Once you have a few names, ask each therapist what types of individuals they generally work with. Therapists are all trained differently and have different specialties. The most important thing is to find someone with whom both you and your child feel comfortable.
Goals help define what it is being addressed in therapy. Talk to your therapist about how you hope your child will benefit from art therapy. Strengthening nonverbal communication, increasing expression, providing relaxation, or even simply offering a creative outlet are all examples of goals. This helps both the therapist and the parents to become clear about what is expected. From this clear starting point goals can be evaluated and adjusted accordingly.
Art therapists will often create materials that your child will enjoy on many different sensory levels. At times this can be anything from creating homemade play clay with a cornstarch base to paints scented with essential oils or extracts. Letting the therapist know when there are allergies will help prevent a dangerous situation from occurring. Additionally, if you know your child tends to eat small items or materials resembling food, let the therapist know this too. Everyone will have peace of mind knowing your child is creating art safely.
Part of the therapeutic nature of art therapy is simply engaging in a creative process where there is no right or wrong way. The art therapist has the training to assist and support your child to create successful engagement and to provide a therapeutic space where expression and self-discovery can unfold.
Art therapy addresses all five senses and has the ability to provide any individual with a means of creative expression. The therapist will create interventions that are tailored to your child and your child’s specific needs. This individualized treatment will then help your child to access feelings, while providing a safe, and possibly new, world of expression.
Focusing more on the process, rather than the final product, reduces the stress of “getting it right”, and allows your child the freedom to practice taking risks, and to create something which is special and uniquely his or her own. The images, colors, and story your child tells about the image and process are just as important as the finished product. There are many levels of creation happening in each art piece and each should be celebrated and treasured. Honoring your child’s creation is validating.
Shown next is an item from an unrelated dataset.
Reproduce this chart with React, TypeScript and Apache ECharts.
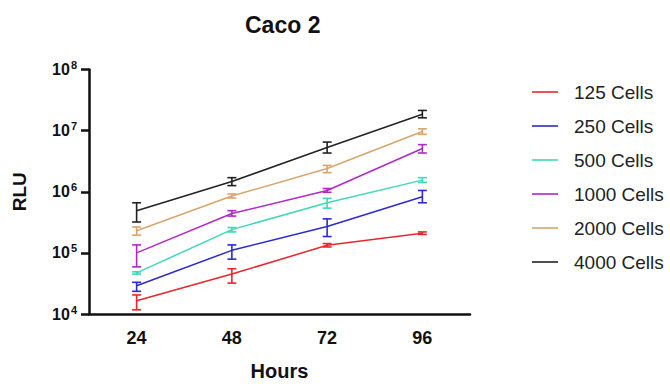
import React, { useEffect, useRef } from "react";
import * as echarts from "echarts";

const hours = ["24", "48", "72", "96"];
const seriesNames = ["125 Cells", "250 Cells", "500 Cells", "1000 Cells", "2000 Cells", "4000 Cells"];
const colors = ["#e8262c", "#2b2bd2", "#3fd8b8", "#b02ac6", "#d8a56c", "#222222"];

const mean125 = [1.65e4, 4.5e4, 1.33e5, 2.1e5];
const low125 = [1.17e4, 3.2e4, 1.25e5, 2.0e5];
const high125 = [2.05e4, 5.5e4, 1.42e5, 2.2e5];

const mean250 = [2.9e4, 1.1e5, 2.7e5, 8.3e5];
const low250 = [2.35e4, 7.9e4, 1.85e5, 6.6e5];
const high250 = [3.3e4, 1.35e5, 3.6e5, 1.05e6];

const mean500 = [4.7e4, 2.4e5, 6.6e5, 1.55e6];
const low500 = [4.5e4, 2.2e5, 5.4e5, 1.42e6];
const high500 = [4.9e4, 2.6e5, 7.8e5, 1.7e6];

const mean1000 = [1.0e5, 4.4e5, 1.05e6, 5.1e6];
const low1000 = [5.9e4, 4.0e5, 0.98e6, 4.3e6];
const high1000 = [1.35e5, 4.9e5, 1.13e6, 5.9e6];

const mean2000 = [2.3e5, 8.5e5, 2.4e6, 9.7e6];
const low2000 = [1.95e5, 7.9e5, 2.05e6, 8.7e6];
const high2000 = [2.65e5, 9.2e5, 2.7e6, 1.07e7];

const mean4000 = [4.9e5, 1.47e6, 5.3e6, 1.85e7];
const low4000 = [3.2e5, 1.26e6, 4.3e6, 1.62e7];
const high4000 = [6.6e5, 1.7e6, 6.5e6, 2.14e7];

const means = [mean125, mean250, mean500, mean1000, mean2000, mean4000];
const lows = [low125, low250, low500, low1000, low2000, low4000];
const highs = [high125, high250, high500, high1000, high2000, high4000];

const FONT = "'Liberation Sans', Arial, sans-serif";

export default function App() {
  const ref = useRef<HTMLDivElement>(null);
  useEffect(() => {
    if (!ref.current) return;
    const chart = echarts.init(ref.current, null, { renderer: "svg" });
    const lineSeries = seriesNames.map((name, i) => ({
      type: "line",
      name,
      data: means[i],
      symbol: "none",
      lineStyle: { color: colors[i], width: 1.5 },
      itemStyle: { color: colors[i] },
      z: 2,
    }));
    const errSeries = seriesNames.map((name, i) => ({
      type: "custom",
      name: name + " err",
      data: hours.map((_, j) => [j, lows[i][j], highs[i][j]]),
      z: 3,
      renderItem: (params: any, api: any) => {
        const x = api.value(0);
        const lo = api.coord([x, api.value(1)]);
        const hi = api.coord([x, api.value(2)]);
        const w = 4.5;
        const style = { stroke: colors[i], lineWidth: 1.6, fill: "none" };
        return {
          type: "group",
          children: [
            { type: "line", shape: { x1: lo[0], y1: lo[1], x2: hi[0], y2: hi[1] }, style },
            { type: "line", shape: { x1: lo[0] - w, y1: lo[1], x2: lo[0] + w, y2: lo[1] }, style },
            { type: "line", shape: { x1: hi[0] - w, y1: hi[1], x2: hi[0] + w, y2: hi[1] }, style },
          ],
        };
      },
    }));
    chart.setOption({
      animation: false,
      backgroundColor: "#ffffff",
      textStyle: { fontFamily: FONT },
      title: {
        text: "Caco 2",
        left: 240,
        top: 8,
        textStyle: { fontFamily: FONT, fontSize: 23, fontWeight: "bold", color: "#111" },
      },
      legend: {
        orient: "vertical",
        left: 527,
        top: 76,
        icon: "rect",
        itemWidth: 26,
        itemHeight: 1.6,
        itemGap: 12,
        data: seriesNames,
        textStyle: {
          fontFamily: FONT,
          fontSize: 19,
          color: "#222",
          lineHeight: 22,
          padding: [0, 0, 0, 11],
        },
      },
      grid: { left: 89, top: 69.5, right: 200, bottom: 64.3, containLabel: false },
      xAxis: {
        type: "category",
        data: hours,
        boundaryGap: true,
        name: "Hours",
        nameLocation: "middle",
        nameGap: 47,
        nameTextStyle: { fontFamily: FONT, fontSize: 20, fontWeight: "bold", color: "#111" },
        axisLine: { lineStyle: { color: "#111", width: 2.5 } },
        axisTick: { alignWithLabel: true, length: 7, lineStyle: { color: "#111", width: 2.5 } },
        axisLabel: { margin: 15, fontFamily: FONT, fontSize: 18, fontWeight: "bold", color: "#111" },
        splitLine: { show: false },
      },
      yAxis: {
        type: "log",
        logBase: 10,
        min: 1e4,
        max: 1e8,
        name: "RLU",
        nameLocation: "middle",
        nameGap: 60,
        nameTextStyle: { fontFamily: FONT, fontSize: 19, fontWeight: "bold", color: "#111" },
        axisLine: { show: true, lineStyle: { color: "#111", width: 2.5 } },
        axisTick: { show: true, length: 8, lineStyle: { color: "#111", width: 2.5 } },
        minorTick: { show: false },
        splitLine: { show: false },
        axisLabel: {
          margin: 12,
          formatter: (v: number) => "{b|10}{s|" + Math.round(Math.log10(v)) + "}",
          rich: {
            b: { fontFamily: FONT, fontSize: 16, fontWeight: "bold", color: "#111", lineHeight: 20 },
            s: {
              fontFamily: FONT,
              fontSize: 11,
              fontWeight: "bold",
              color: "#111",
              verticalAlign: "top",
              padding: [0, 0, 9, 1],
              lineHeight: 20,
            },
          },
        },
      },
      series: [...lineSeries, ...errSeries],
    });
    return () => chart.dispose();
  }, []);
  return (
    <div
      ref={ref}
      style={{ position: "fixed", left: 0, top: 0, width: 670, height: 386, background: "#fff" }}
    />
  );
}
Both you and your therapist want your child to be successful. After some time passes, if something isn’t working, talk to your therapist about it. Adjustments can be made to help fine tune the therapeutic process. Additionally, if something is working well, let your therapist know this too. Celebrating success is important!
Any strong therapeutic relationship takes time to build. The relationship between your child and his/her therapist, helps create the therapeutic space in which your child can feel safe to express and grow. Help support the relationship formation by talking about upcoming sessions positively, and by reminding your child when the therapist is coming.
Children living with special needs, like all children, want to be able to express themselves and be successful. Art therapy is a beneficial and enjoyable way to help support your child’s development. Working with a trained art therapist can open up a new world of nonverbal expression, which ultimately helps your child to be understood, acknowledged, and validated for their unique strengths and talents.